> Material
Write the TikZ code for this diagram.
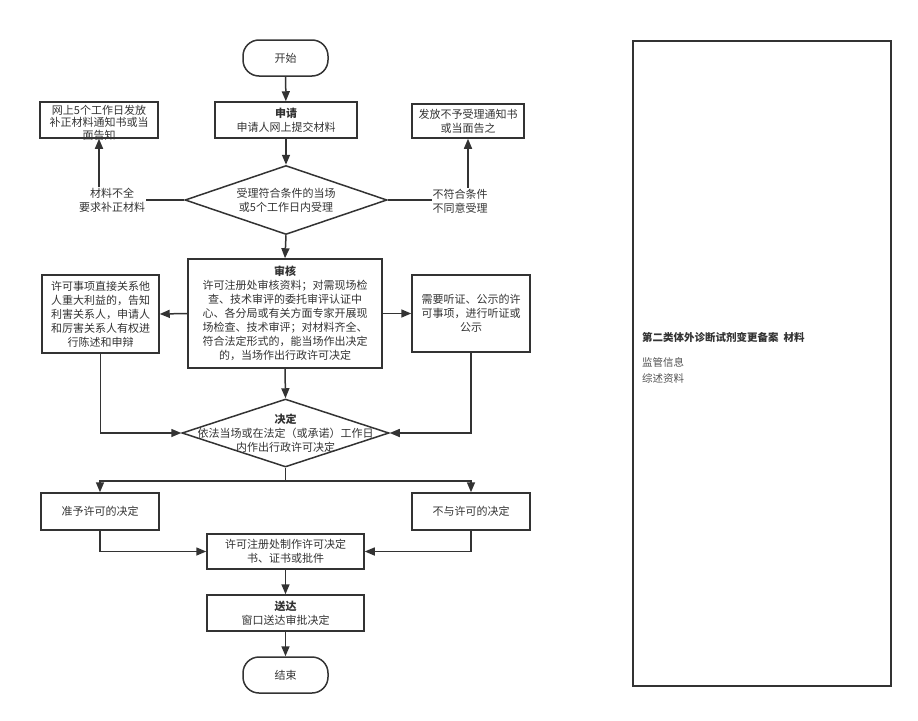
\documentclass[tikz,border=0pt]{standalone}
\usepackage{fontspec}
\setmainfont{Noto Sans CJK SC}
\usetikzlibrary{shapes.geometric,arrows.meta}
\definecolor{ln}{HTML}{333333}
\definecolor{tx}{HTML}{333333}
\tikzset{
  box/.style={draw=ln,line width=1.5pt,rectangle,inner sep=0pt,align=center,text=tx,
    font=\fontsize{11}{14}\selectfont},
  term/.style={box,rounded corners=16pt},
  dia/.style={draw=ln,line width=1.5pt,diamond,inner sep=0pt},
  lbl/.style={fill=white,inner sep=1pt,align=center,text=tx,font=\fontsize{11}{14}\selectfont},
  txt/.style={inner sep=0pt,align=center,text=tx,font=\fontsize{11}{14}\selectfont},
  arr/.style={draw=ln,line width=1.5pt,-{Triangle[length=10pt,width=8pt]}},
  ln/.style={draw=ln,line width=1.5pt},
}
\begin{document}
\begin{tikzpicture}[x=1pt,y=-1pt]
\useasboundingbox (0,0) rectangle (918,720);
% main column
\node[term,minimum width=85pt,minimum height=36pt] (start) at (285.5,58) {开始};
\node[box,minimum width=142pt,minimum height=36pt] (apply) at (286,120) {\textbf{申请}\\申请人网上提交材料};
\node[dia,minimum width=202pt,minimum height=69pt] (dia1) at (286,200) {};
\node[txt] (dia1t) at (286,200) {受理符合条件的当场\\或5个工作日内受理};
\node[box,minimum width=118pt,minimum height=36pt] (boxL1) at (99,120) {};
\node[txt,font=\fontsize{11}{12.6}\selectfont] (boxL1t) at (99,122.5) {网上5个工作日发放\\补正材料通知书或当\\面告知};
\node[box,minimum width=112pt,minimum height=34pt] (boxR1) at (468,121) {发放不予受理通知书\\或当面告之};
\node[box,minimum width=194pt,minimum height=109pt] (review) at (285,313.5) {\textbf{审核}\\许可注册处审核资料；对需现场检\\查、技术审评的委托审评认证中\\心、各分局或有关方面专家开展现\\场检查、技术审评；对材料齐全、\\符合法定形式的，能当场作出决定\\的，当场作出行政许可决定};
\node[box,minimum width=117pt,minimum height=78pt] (boxL2) at (100.5,314) {许可事项直接关系他\\人重大利益的，告知\\利害关系人，申请人\\和厉害关系人有权进\\行陈述和申辩};
\node[box,minimum width=118pt,minimum height=77pt] (boxR2) at (471,313.5) {需要听证、公示的许\\可事项，进行听证或\\公示};
\node[dia,minimum width=207pt,minimum height=68pt] (dia2) at (285.5,433) {};
\node[txt] (dia2t) at (285.5,433) {\textbf{决定}\\依法当场或在法定（或承诺）工作日\\内作出行政许可决定};
\coordinate (split) at (285.5,481);
\node[box,minimum width=118pt,minimum height=37pt] (grant) at (100,511.5) {准予许可的决定};
\node[box,minimum width=118pt,minimum height=37pt] (deny) at (471,511.5) {不与许可的决定};
\node[box,minimum width=157pt,minimum height=35pt] (make) at (285.5,551.5) {许可注册处制作许可决定\\书、证书或批件};
\node[box,minimum width=157pt,minimum height=36pt] (deliver) at (285.5,613) {\textbf{送达}\\窗口送达审批决定};
\node[term,minimum width=85pt,minimum height=36pt] (end) at (285.5,675) {结束};
% connectors
\draw[arr] (start) -- (apply);
\draw[arr] (apply) -- (dia1);
\draw[arr] (dia1.west) -| (boxL1.south);
\draw[arr] (dia1.east) -| (boxR1.south);
\node[lbl] (lblL) at (112,200.5) {材料不全\\要求补正材料};
\node[lbl] (lblR) at (460,201) {不符合条件\\不同意受理};
\draw[arr] (dia1.south) -- (review.north);
\draw[arr] (review.west) -- (boxL2.east);
\draw[arr] (review.east) -- (boxR2.west);
\draw[arr] (review.south) -- (dia2.north);
\draw[arr] (boxL2.south) |- (dia2.west);
\draw[arr] (boxR2.south) |- (dia2.east);
\draw[ln] (dia2.south) -- (split);
\draw[arr] (split) -| (grant.north);
\draw[arr] (split) -| (deny.north);
\draw[arr] (grant.south) |- (make.west);
\draw[arr] (deny.south) |- (make.east);
\draw[arr] (make) -- (deliver);
\draw[arr] (deliver) -- (end);
% right panel
\node[draw=ln,line width=1.3pt,minimum width=258pt,minimum height=645pt,inner sep=0pt] (panel) at (762,363.5) {};
\node[anchor=west,inner sep=0pt,text=tx,font=\fontsize{10.5}{12}\selectfont\bfseries] (ptitle) at (642,337) {第二类体外诊断试剂变更备案\ \ 材料};
\node[anchor=north west,inner sep=0pt,align=left,text=tx!85,font=\fontsize{10.5}{16}\selectfont] (plist) at (642,357) {监管信息\\综述资料};
\end{tikzpicture}
\end{document}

> Given instruction
Repeat the data in full and exactly. Omit pictures.

> Output for this task
Write the TikZ code for this diagram.
\documentclass[tikz,border=0pt]{standalone}
\usepackage{fontspec}
\setmainfont{Noto Sans CJK SC}
\usetikzlibrary{shapes.geometric,arrows.meta}
\definecolor{ln}{HTML}{333333}
\definecolor{tx}{HTML}{333333}
\tikzset{
  box/.style={draw=ln,line width=1.5pt,rectangle,inner sep=0pt,align=center,text=tx,
    font=\fontsize{11}{14}\selectfont},
  term/.style={box,rounded corners=16pt},
  dia/.style={draw=ln,line width=1.5pt,diamond,inner sep=0pt},
  lbl/.style={fill=white,inner sep=1pt,align=center,text=tx,font=\fontsize{11}{14}\selectfont},
  txt/.style={inner sep=0pt,align=center,text=tx,font=\fontsize{11}{14}\selectfont},
  arr/.style={draw=ln,line width=1.5pt,-{Triangle[length=10pt,width=8pt]}},
  ln/.style={draw=ln,line width=1.5pt},
}
\begin{document}
\begin{tikzpicture}[x=1pt,y=-1pt]
\useasboundingbox (0,0) rectangle (918,720);
% main column
\node[term,minimum width=85pt,minimum height=36pt] (start) at (285.5,58) {开始};
\node[box,minimum width=142pt,minimum height=36pt] (apply) at (286,120) {\textbf{申请}\\申请人网上提交材料};
\node[dia,minimum width=202pt,minimum height=69pt] (dia1) at (286,200) {};
\node[txt] (dia1t) at (286,200) {受理符合条件的当场\\或5个工作日内受理};
\node[box,minimum width=118pt,minimum height=36pt] (boxL1) at (99,120) {};
\node[txt,font=\fontsize{11}{12.6}\selectfont] (boxL1t) at (99,122.5) {网上5个工作日发放\\补正材料通知书或当\\面告知};
\node[box,minimum width=112pt,minimum height=34pt] (boxR1) at (468,121) {发放不予受理通知书\\或当面告之};
\node[box,minimum width=194pt,minimum height=109pt] (review) at (285,313.5) {\textbf{审核}\\许可注册处审核资料；对需现场检\\查、技术审评的委托审评认证中\\心、各分局或有关方面专家开展现\\场检查、技术审评；对材料齐全、\\符合法定形式的，能当场作出决定\\的，当场作出行政许可决定};
\node[box,minimum width=117pt,minimum height=78pt] (boxL2) at (100.5,314) {许可事项直接关系他\\人重大利益的，告知\\利害关系人，申请人\\和厉害关系人有权进\\行陈述和申辩};
\node[box,minimum width=118pt,minimum height=77pt] (boxR2) at (471,313.5) {需要听证、公示的许\\可事项，进行听证或\\公示};
\node[dia,minimum width=207pt,minimum height=68pt] (dia2) at (285.5,433) {};
\node[txt] (dia2t) at (285.5,433) {\textbf{决定}\\依法当场或在法定（或承诺）工作日\\内作出行政许可决定};
\coordinate (split) at (285.5,481);
\node[box,minimum width=118pt,minimum height=37pt] (grant) at (100,511.5) {准予许可的决定};
\node[box,minimum width=118pt,minimum height=37pt] (deny) at (471,511.5) {不与许可的决定};
\node[box,minimum width=157pt,minimum height=35pt] (make) at (285.5,551.5) {许可注册处制作许可决定\\书、证书或批件};
\node[box,minimum width=157pt,minimum height=36pt] (deliver) at (285.5,613) {\textbf{送达}\\窗口送达审批决定};
\node[term,minimum width=85pt,minimum height=36pt] (end) at (285.5,675) {结束};
% connectors
\draw[arr] (start) -- (apply);
\draw[arr] (apply) -- (dia1);
\draw[arr] (dia1.west) -| (boxL1.south);
\draw[arr] (dia1.east) -| (boxR1.south);
\node[lbl] (lblL) at (112,200.5) {材料不全\\要求补正材料};
\node[lbl] (lblR) at (460,201) {不符合条件\\不同意受理};
\draw[arr] (dia1.south) -- (review.north);
\draw[arr] (review.west) -- (boxL2.east);
\draw[arr] (review.east) -- (boxR2.west);
\draw[arr] (review.south) -- (dia2.north);
\draw[arr] (boxL2.south) |- (dia2.west);
\draw[arr] (boxR2.south) |- (dia2.east);
\draw[ln] (dia2.south) -- (split);
\draw[arr] (split) -| (grant.north);
\draw[arr] (split) -| (deny.north);
\draw[arr] (grant.south) |- (make.west);
\draw[arr] (deny.south) |- (make.east);
\draw[arr] (make) -- (deliver);
\draw[arr] (deliver) -- (end);
% right panel
\node[draw=ln,line width=1.3pt,minimum width=258pt,minimum height=645pt,inner sep=0pt] (panel) at (762,363.5) {};
\node[anchor=west,inner sep=0pt,text=tx,font=\fontsize{10.5}{12}\selectfont\bfseries] (ptitle) at (642,337) {第二类体外诊断试剂变更备案\ \ 材料};
\node[anchor=north west,inner sep=0pt,align=left,text=tx!85,font=\fontsize{10.5}{16}\selectfont] (plist) at (642,357) {监管信息\\综述资料};
\end{tikzpicture}
\end{document}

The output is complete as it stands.